Skoro wiemy już na jakie zdobycze mogą liczyć komitety, to przyjrzymy się potencjalnym nowym/starym posłom. W przypadku listy PiS z 99% pewnością można powiedzieć, że mandaty utrzyma Tomasz Latos i minister Łukasz Schreieber, bardzo prawdopodobny będzie też wybór posłów Piotra Króla i Bartosza Kownackiego. Do faworytek z PiS-u w przypadku zdobycia pięciu mandatów możemy też zaliczyć posłankę Ewę Kozanecką, choć nie można wykluczyć niespodzianki, gdy wyższy wynik uzyska kandydat z niższego miejsca. Patrząc na aktywność wyborczą możemy wskazać potencjalnych kandydatów z dalszych miejsca na liście PiS w walce o mandaty: Marka Witkowskiego (6 miejsce), Marcin Wroński (7 miejsce, najwyższy przedstawiciel środowiska inowrocławskiego), Grażynę Szabelską (11 miejsce) oraz Paulinę Wenderlich (20 miejsce, być może czarny koń tych wyborów).

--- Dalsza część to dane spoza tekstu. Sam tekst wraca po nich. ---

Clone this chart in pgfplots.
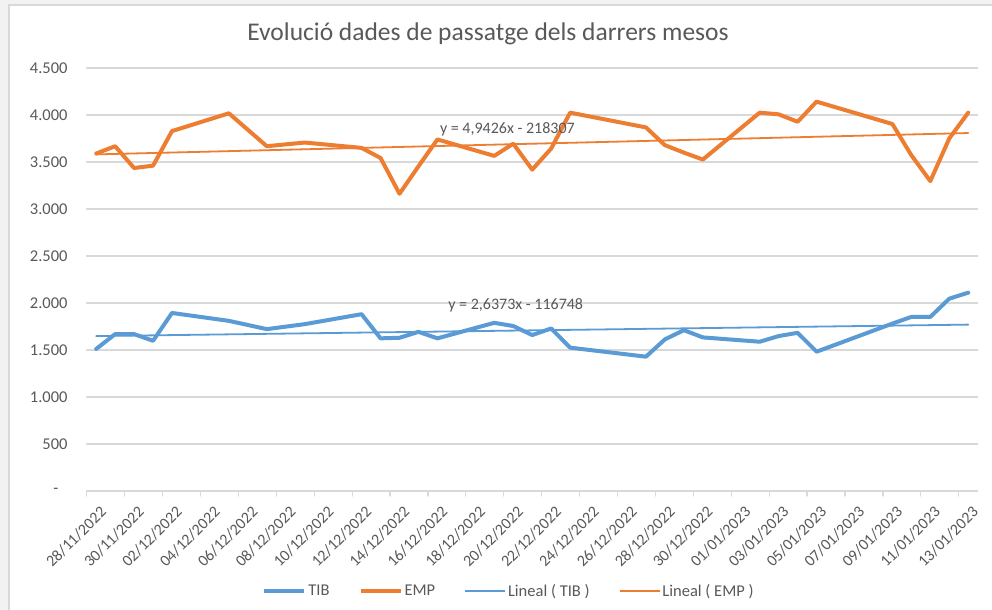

W przypadku Koalicji Obywatelskiej też można wskazać dzisiaj pewnych faworytów. Niemal pewni mandatu mogą być kandydaci z pierwszych trzech miejsc: Tadeusz Zwiefka, Paweł Olszewski, Iwona Kozłowska. Duże szanse na mandat ma związana z posłem Brejzą i Inowrocławiem Magdalena Łośko. Walka o piąty mandat stoczy się w mojej opinii pomiędzy Ireneuszem Nitkiewicze a posłem Michałem Stasińskim. Być może na liście Koalicji czarnym koniem będzie wieloletni burmistrz Świecia Tadeusz Pogoda.
Jeżeli chodzi o Lewicę, to walka o pierwszy potencjalny mandat stoczy się pomiędzy liderem listy Krzysztofem Gawkowskim, który jest jednak mimo wszystko spadochroniarzem oraz dobrze znanym w Bydgoszczy Janem Szopińskim, który być może zyska również w przypadku zaangażowania się w kampanie wyborczą byłego europosła Janusza Zemke (obaj są związani z SLD, gdy Gawkowski jest związany z Wiosną).
W przypadku PSL – Kukiz z dużym prawdopodobieństwem można powiedzieć, że najlepszy wynik uzyska lider listy Dariusz Kurzawa. Gdyby mandat zdobyła Konfederacja, to będzie to mandat Marcina Sypniewskiego.
Po powyższej lekturze można zadać sobie pytanie, gdzie tutaj demokracja, skoro wymieniłem tylko kilkanaście nazwisk a kandyduje ponad 130 osób. Jak jednak wspomniałem, są pewne mechanizmy wyborcze, które niekoniecznie należy traktować pozytywnie. Być może ta swego rodzaju prowokacja intelektualna zachęci Państwa do przeanalizowania procesu wyboru kandydata.